- [DATA TO PROCESS]:
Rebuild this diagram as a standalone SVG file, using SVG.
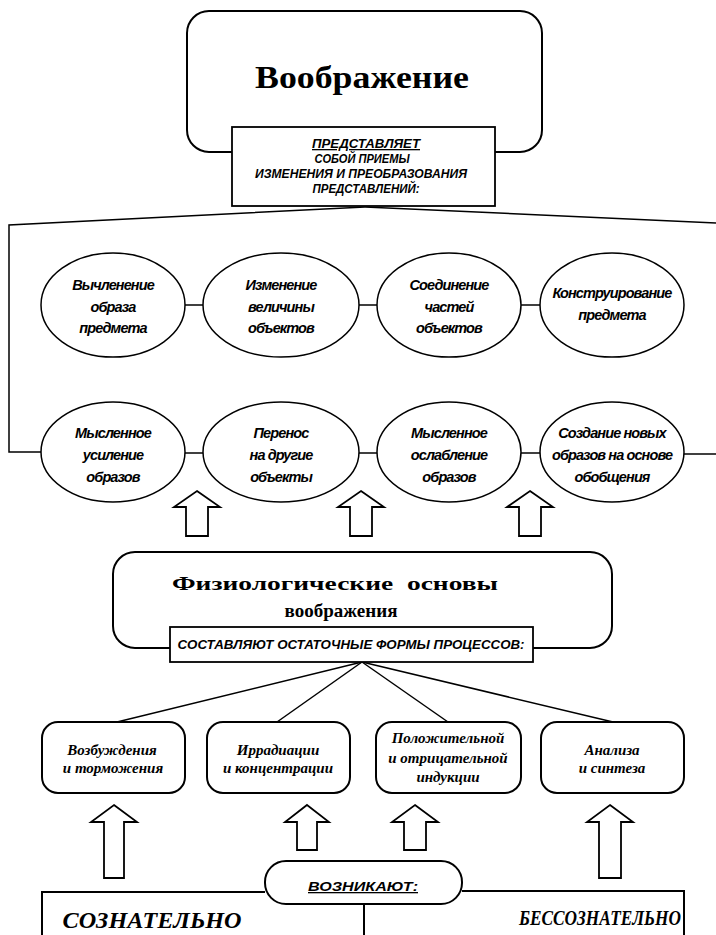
<svg xmlns="http://www.w3.org/2000/svg" width="716" height="935" viewBox="0 0 716 935">
<style>
.box{fill:#fff;stroke:#000;stroke-width:2}
.lbl{fill:#fff;stroke:#000;stroke-width:1.8}
.ell{fill:#fff;stroke:#000;stroke-width:1.5}
.ln{fill:none;stroke:#000;stroke-width:1.5}
.arr{fill:#fff;stroke:#000;stroke-width:1.8;stroke-linejoin:miter}
.et{font-family:"Liberation Sans",Arial,sans-serif;font-weight:bold;font-style:italic;font-size:14.5px;text-anchor:middle;letter-spacing:-0.9px}
.lt{font-family:"Liberation Sans",Arial,sans-serif;font-weight:bold;font-style:italic;font-size:13px;text-anchor:middle}
.bt{font-family:"Liberation Serif","Times New Roman",serif;font-weight:bold;font-style:italic;font-size:15px;text-anchor:middle}
.hd{font-family:"Liberation Serif","Times New Roman",serif;font-weight:bold;text-anchor:middle}
.big{font-family:"Liberation Serif","Times New Roman",serif;font-weight:bold;font-style:italic;text-anchor:middle}
</style>

<g id="connectors">
  <polyline class="ln" points="365,207 9,225 9,452 42,452"/>
  <line class="ln" x1="365" y1="207" x2="716" y2="223"/>
  <line class="ln" x1="185" y1="305" x2="203" y2="305"/>
  <line class="ln" x1="359" y1="305" x2="378" y2="305"/>
  <line class="ln" x1="521" y1="305" x2="541" y2="305"/>
  <line class="ln" x1="185" y1="453" x2="203" y2="453"/>
  <line class="ln" x1="359" y1="453" x2="378" y2="453"/>
  <line class="ln" x1="521" y1="453" x2="541" y2="453"/>
  <line class="ln" x1="684" y1="454" x2="716" y2="454"/>
  <line class="ln" x1="362" y1="662" x2="117" y2="722"/>
  <line class="ln" x1="362" y1="662" x2="277" y2="722"/>
  <line class="ln" x1="362" y1="662" x2="448" y2="722"/>
  <line class="ln" x1="362" y1="662" x2="613" y2="722"/>
  <path class="arr" d="M197,491 L220,507 L208,507 L208,536 L186,536 L186,507 L174,507 Z"/>
  <path class="arr" d="M361,491 L384,507 L372,507 L372,536 L350,536 L350,507 L338,507 Z"/>
  <path class="arr" d="M530,491 L553,507 L541,507 L541,536 L519,536 L519,507 L507,507 Z"/>
  <path class="arr" d="M114,805 L137,822 L124,822 L124,878 L104,878 L104,822 L91,822 Z"/>
  <path class="arr" d="M307,805 L329,822 L317,822 L317,850 L297,850 L297,822 L285,822 Z"/>
  <path class="arr" d="M415,805 L438,822 L426,822 L426,850 L404,850 L404,822 L392,822 Z"/>
  <path class="arr" d="M610,805 L633,822 L621,822 L621,878 L599,878 L599,822 L587,822 Z"/>
</g>

<g id="imagination">
  <rect class="box" x="187" y="11" width="355" height="141" rx="22"/>
  <text class="hd" x="362" y="88" font-size="31" textLength="214" lengthAdjust="spacingAndGlyphs">Воображение</text>
</g>
<g id="represents">
  <rect class="lbl" x="232" y="127" width="263" height="79"/>
  <text class="lt" x="366" y="148" text-decoration="underline" textLength="108" lengthAdjust="spacingAndGlyphs">ПРЕДСТАВЛЯЕТ</text>
  <text class="lt" x="362" y="163" textLength="95" lengthAdjust="spacingAndGlyphs">СОБОЙ ПРИЕМЫ</text>
  <text class="lt" x="361" y="178" textLength="212" lengthAdjust="spacingAndGlyphs">ИЗМЕНЕНИЯ И ПРЕОБРАЗОВАНИЯ</text>
  <text class="lt" x="366" y="193" textLength="107" lengthAdjust="spacingAndGlyphs">ПРЕДСТАВЛЕНИЙ:</text>
</g>

<g id="e1">
  <ellipse class="ell" cx="113" cy="305" rx="72" ry="52"/>
  <text class="et" x="113" y="290">Вычленение</text>
  <text class="et" x="113" y="312">образа</text>
  <text class="et" x="113" y="333">предмета</text>
</g>
<g id="e2">
  <ellipse class="ell" cx="281" cy="305" rx="78" ry="52"/>
  <text class="et" x="281" y="290">Изменение</text>
  <text class="et" x="281" y="312">величины</text>
  <text class="et" x="281" y="333">объектов</text>
</g>
<g id="e3">
  <ellipse class="ell" cx="449" cy="305" rx="72" ry="52"/>
  <text class="et" x="449" y="290">Соединение</text>
  <text class="et" x="449" y="312">частей</text>
  <text class="et" x="449" y="333">объектов</text>
</g>
<g id="e4">
  <ellipse class="ell" cx="612" cy="305" rx="72" ry="52"/>
  <text class="et" x="612" y="298">Конструирование</text>
  <text class="et" x="612" y="320">предмета</text>
</g>

<g id="e5">
  <ellipse class="ell" cx="113" cy="452" rx="72" ry="50"/>
  <text class="et" x="113" y="438">Мысленное</text>
  <text class="et" x="113" y="460">усиление</text>
  <text class="et" x="113" y="482">образов</text>
</g>
<g id="e6">
  <ellipse class="ell" cx="281" cy="452" rx="78" ry="50"/>
  <text class="et" x="281" y="438">Перенос</text>
  <text class="et" x="281" y="460">на другие</text>
  <text class="et" x="281" y="482">объекты</text>
</g>
<g id="e7">
  <ellipse class="ell" cx="449" cy="452" rx="72" ry="50"/>
  <text class="et" x="449" y="438">Мысленное</text>
  <text class="et" x="449" y="460">ослабление</text>
  <text class="et" x="449" y="482">образов</text>
</g>
<g id="e8">
  <ellipse class="ell" cx="612" cy="452" rx="72" ry="50"/>
  <text class="et" x="612" y="438">Создание новых</text>
  <text class="et" x="612" y="460">образов на основе</text>
  <text class="et" x="612" y="482">обобщения</text>
</g>

<g id="physiology">
  <rect class="box" x="113" y="552" width="499" height="96" rx="22"/>
  <text class="hd" x="335" y="590" font-size="19" textLength="326" lengthAdjust="spacingAndGlyphs" xml:space="preserve">Физиологические  основы</text>
  <text class="hd" x="341" y="617" font-size="19" textLength="113" lengthAdjust="spacingAndGlyphs">воображения</text>
</g>
<g id="residual">
  <rect class="lbl" x="170" y="627" width="363" height="35"/>
  <text class="lt" x="351" y="649" font-size="14" textLength="347" lengthAdjust="spacingAndGlyphs">СОСТАВЛЯЮТ ОСТАТОЧНЫЕ ФОРМЫ ПРОЦЕССОВ:</text>
</g>

<g id="b1">
  <rect class="box" x="42" y="722" width="143" height="71" rx="16"/>
  <text class="bt" x="112" y="755">Возбуждения</text>
  <text class="bt" x="113" y="773">и торможения</text>
</g>
<g id="b2">
  <rect class="box" x="207" y="722" width="143" height="71" rx="16"/>
  <text class="bt" x="278" y="755">Иррадиации</text>
  <text class="bt" x="278" y="773">и концентрации</text>
</g>
<g id="b3">
  <rect class="box" x="376" y="722" width="145" height="71" rx="16"/>
  <text class="bt" x="448" y="743">Положительной</text>
  <text class="bt" x="448" y="763">и отрицательной</text>
  <text class="bt" x="448" y="782">индукции</text>
</g>
<g id="b4">
  <rect class="box" x="541" y="722" width="143" height="71" rx="16"/>
  <text class="bt" x="612" y="755">Анализа</text>
  <text class="bt" x="612" y="773">и синтеза</text>
</g>

<g id="table">
  <polyline class="box" fill="none" points="42,940 42,892 265,892"/>
  <polyline class="box" fill="none" points="462,891 684,891 684,940"/>
  <line class="box" x1="364" y1="904" x2="364" y2="940"/>
  <text class="big" x="152" y="928" font-size="24" textLength="179" lengthAdjust="spacingAndGlyphs">СОЗНАТЕЛЬНО</text>
  <text class="big" x="600" y="925" font-size="21" textLength="162" lengthAdjust="spacingAndGlyphs">БЕССОЗНАТЕЛЬНО</text>
</g>
<g id="arise">
  <rect class="box" x="265" y="861" width="197" height="43" rx="21"/>
  <text class="lt" x="363" y="891" font-size="15" text-decoration="underline" textLength="110" lengthAdjust="spacingAndGlyphs">ВОЗНИКАЮТ:</text>
</g>
</svg>
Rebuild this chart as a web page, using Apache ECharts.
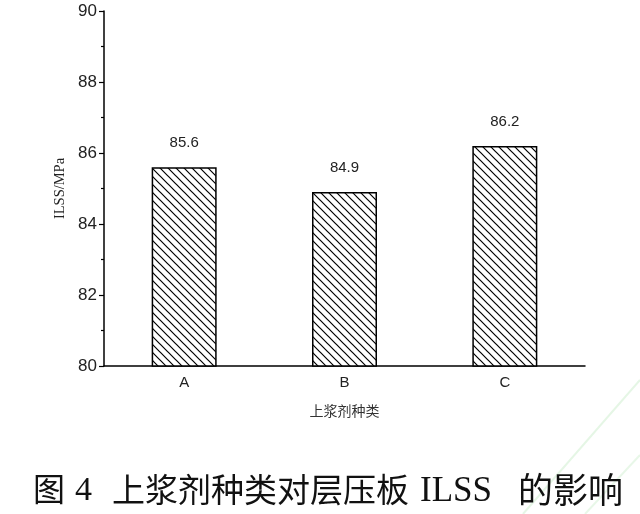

- [EXERCISE PROMPT]:
Gather from the data above every line with the string "this".

- [TASK ANSWER]:
Rebuild this diagram as a standalone SVG file, using SVG.
Rebuild this chart as a web page, using Apache ECharts.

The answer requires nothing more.